Indeed, I’d like to resolve this too!

Because $Hom$ and $Ext^1$ commute with finite direct sums (it is the first variable that is relevant here), it suffices to check it for the $p$-completion of the groups $\mathbb{Z}/p^n \mathbb{Z}$ and $\mathbb{Z}$. In the first case, the $p$-completion is just the group itself, so here the statement is obvious.

In the second case, the $p$-completion is the $p$-adic integers. Now, for any abelian group $A$, we have that $Hom(\mathbb{Z},A)$ is just $A$, and the corresponding $Ext$ group is $0$. So the question is: is this also true for the $p$-adic integers instead of the integers, at least for a $p$-complete abelian group? For the Hom part, Neisendorfer’s results show that this is true for a $p$-complete group.
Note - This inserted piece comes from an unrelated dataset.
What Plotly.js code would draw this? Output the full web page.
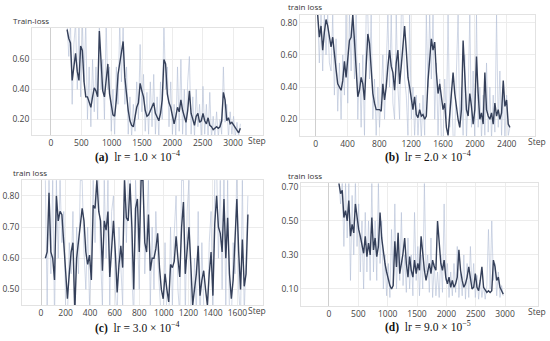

So we can just focus on $Ext$ groups with the $p$-adic integers in the first variable. Is there a reason for these to be $0$, at least when the second variable is a $p$-complete abelian group?

Alternatively, could we use Theorem 8.4 in Neisendorfer? The question then is whether the co-kernel of the completion morphism from the integers to the $p$-adic integers is a $Z[1/p]$-module? I guess not, but I could be missing something.